= Laura van Leeuwen (gymnast) =

Dutch gymnast

Laura Antoinette van Leeuwen (born 22 April 1986 in The Hague) is a Dutch gymnast. Van Leeuwen competed in the all around; however, the uneven bars and vault are her best disciplines.

==Career==

Her first notable moments came in 1999 when she took part in the Dutch National Championships, finishing 5th overall, 2nd on vault, 2nd on floor and becoming the uneven bars champion, which she also was in 2002, 2003 and 2004. In 2001, she was Dutch champion on vault.
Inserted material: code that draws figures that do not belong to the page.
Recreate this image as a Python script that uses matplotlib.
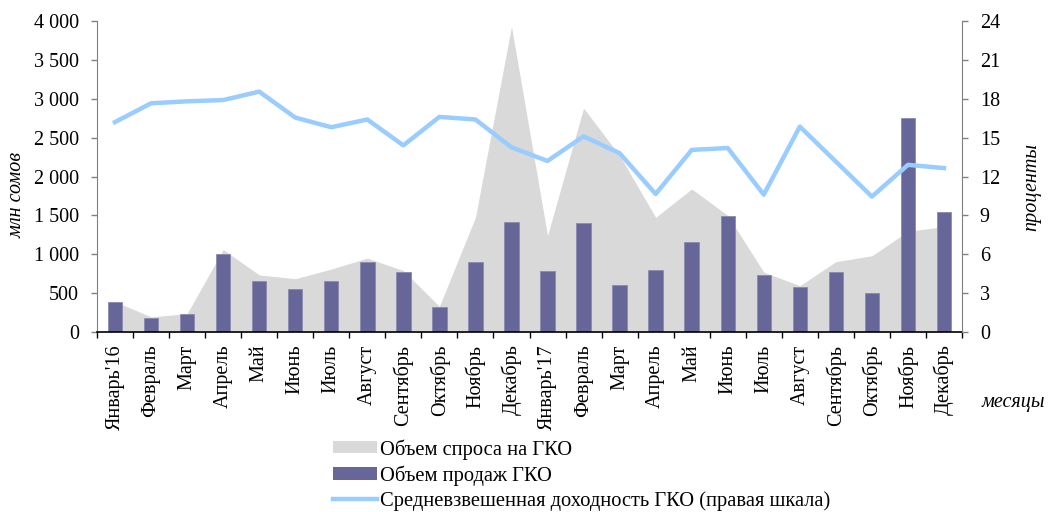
import numpy as np
import matplotlib
matplotlib.use("Agg")
import matplotlib.pyplot as plt
from matplotlib.patches import Patch
from matplotlib.lines import Line2D
from matplotlib.ticker import FuncFormatter

plt.rcParams['font.family'] = ['Liberation Serif', 'DejaVu Serif']

months = ["Январь'16", "Февраль", "Март", "Апрель", "Май", "Июнь", "Июль",
          "Август", "Сентябрь", "Октябрь", "Ноябрь", "Декабрь",
          "Январь'17", "Февраль", "Март", "Апрель", "Май", "Июнь", "Июль",
          "Август", "Сентябрь", "Октябрь", "Ноябрь", "Декабрь"]

# demand for GKO, mln som (grey area)
demand = [390, 195, 235, 1060, 735, 685, 810, 950, 790, 330, 1475, 3930,
          1240, 2880, 2270, 1475, 1840, 1500, 770, 595, 905, 980, 1295, 1355]

# sales of GKO, mln som (bars)
sales = [385, 185, 235, 1000, 660, 550, 660, 900, 770, 320, 900, 1420,
         780, 1400, 600, 800, 1160, 1490, 730, 575, 770, 500, 2750, 1545]

# weighted average yield, % (right axis)
yield_pct = [16.2, 17.65, 17.8, 17.9, 18.55, 16.55, 15.8, 16.4, 14.4, 16.6, 16.4, 14.25,
             13.2, 15.1, 13.8, 10.65, 14.05, 14.2, 10.6, 15.85, 13.15, 10.45, 12.9, 12.65]

area_color = '#d9d9d9'
bar_color = '#666699'
line_color = '#99ccff'
W, H = 1048, 512

fig = plt.figure(figsize=(10.48, 5.12), dpi=100)
ax = fig.add_axes([97 / W, 1 - 332 / H, (962 - 97) / W, (332 - 21) / H])

x = np.arange(len(months))
ax.fill_between(x, demand, color=area_color, lw=0, zorder=1)
ax.bar(x, sales, width=0.4, color=bar_color, edgecolor='#8a8ab0', linewidth=0.6, zorder=2)

ax.set_xlim(-0.5, len(months) - 0.5)
ax.set_ylim(0, 4000)
ax.set_yticks(np.arange(0, 4001, 500))
ax.yaxis.set_major_formatter(FuncFormatter(lambda v, p: f"{int(v):,}".replace(",", " ")))

ax.set_xticks(x)
ax.set_xticklabels(months, rotation=90, fontsize=14.5)
ax.set_xticks(np.arange(-0.5, len(months), 1), minor=True)
ax.tick_params(axis='x', which='major', length=0, pad=9)
ax.tick_params(axis='x', which='minor', length=4, width=1, color='black', direction='out')
ax.tick_params(axis='y', labelsize=14.5, length=4.3, width=1, color='#808080', pad=8.5)

for s in ['top', 'right']:
    ax.spines[s].set_visible(False)
ax.spines['left'].set_color('#808080')
ax.spines['bottom'].set_color('black')
ax.spines['bottom'].set_linewidth(1.2)

ax2 = ax.twinx()
ax2.plot(x, yield_pct, color=line_color, lw=3.2, solid_joinstyle='round', zorder=3)
ax2.set_ylim(0, 24)
ax2.set_yticks(np.arange(0, 25, 3))
ax2.tick_params(axis='y', labelsize=14.5, length=4.3, width=1, color='#808080', pad=8.5)
for s in ['top', 'left', 'bottom']:
    ax2.spines[s].set_visible(False)
ax2.spines['right'].set_color('#808080')

# axis titles
fig.text(17.5 / W, 1 - 195 / H, 'млн сомов', fontsize=14.5, style='italic',
         rotation=90, ha='center', va='center')
fig.text(1032 / W, 1 - 187 / H, 'проценты', fontsize=14.5, style='italic',
         rotation=90, ha='center', va='center')
fig.text(1013 / W, 1 - 402 / H, 'месяцы', fontsize=14.5, style='italic',
         ha='center', va='center')

handles = [Patch(facecolor=area_color, edgecolor='none'),
           Patch(facecolor=bar_color, edgecolor='none'),
           Line2D([0], [0], color=line_color, lw=3.2)]
labels = ['Объем спроса на ГКО', 'Объем продаж ГКО',
          'Средневзвешенная доходность ГКО (правая шкала)']
fig.legend(handles, labels, loc='upper left', bbox_to_anchor=(331 / W, 1 - 437 / H),
           frameon=False, fontsize=14.75, handlelength=2.15, handleheight=0.55,
           handletextpad=0.15, labelspacing=0.27, borderpad=0.1, borderaxespad=0)

fig.savefig('out.png', dpi=100, facecolor='white')
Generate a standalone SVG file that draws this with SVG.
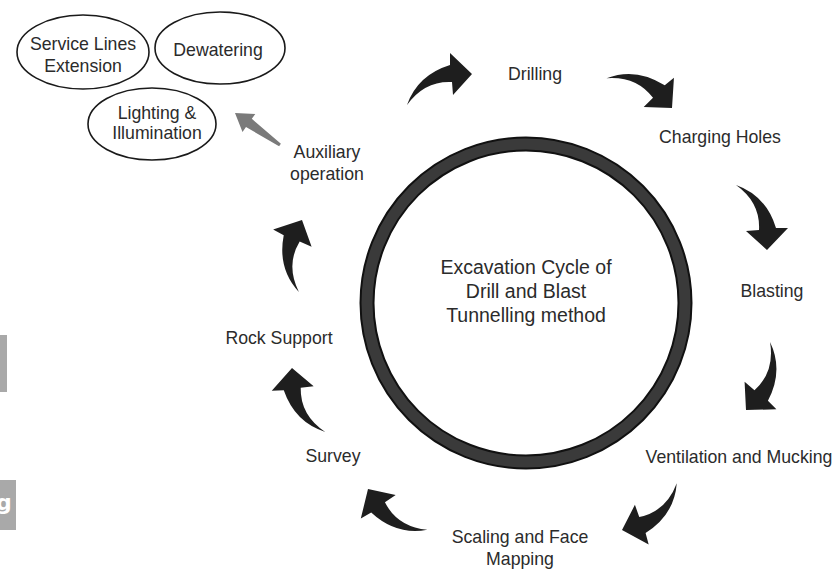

In 2002, she took part in the International Romanian Championships winning both the beam and vault competitions and was fourth overall. At the 2002 Hypotheekshop Gymnastics Top, she won the uneven bars and in that same year became 5th at the World Championships. In 2003, she was part of the Dutch team that took part in the World Championships in Anaheim, but only finished in 16th position. Van Leeuwen represented the Netherlands at the 2004 Summer Olympics where she finished the 46th place in the women's individual all around competition. That same year she was part of the Dutch team that became 8th at the European Championships. She finished 6th at the World Gymnastics Championships in Cottbus on the uneven bars; In Chile she won the uneven bars World Cup and finished 5th in the balance beam and 6th on floor exercise. She also received 8th place in Ghent, 5th place in Stuttgart and an 8th place in Birmingham on the uneven bars at the World Cup events.

==Eponymous skill==
Van Leeuwen has one eponymous skill listed in the Code of Points.

| Apparatus | Name | Description | Difficulty |
|---|---|---|---|
| Uneven bars | Van Leeuwen | Pike sole circle (toe-on) backward through handstand and flight with 1/2 turn to high bar | E (0.5) |

==Post-retirement==
Laura van Leeuwen is a dentist and snowboard instructor now.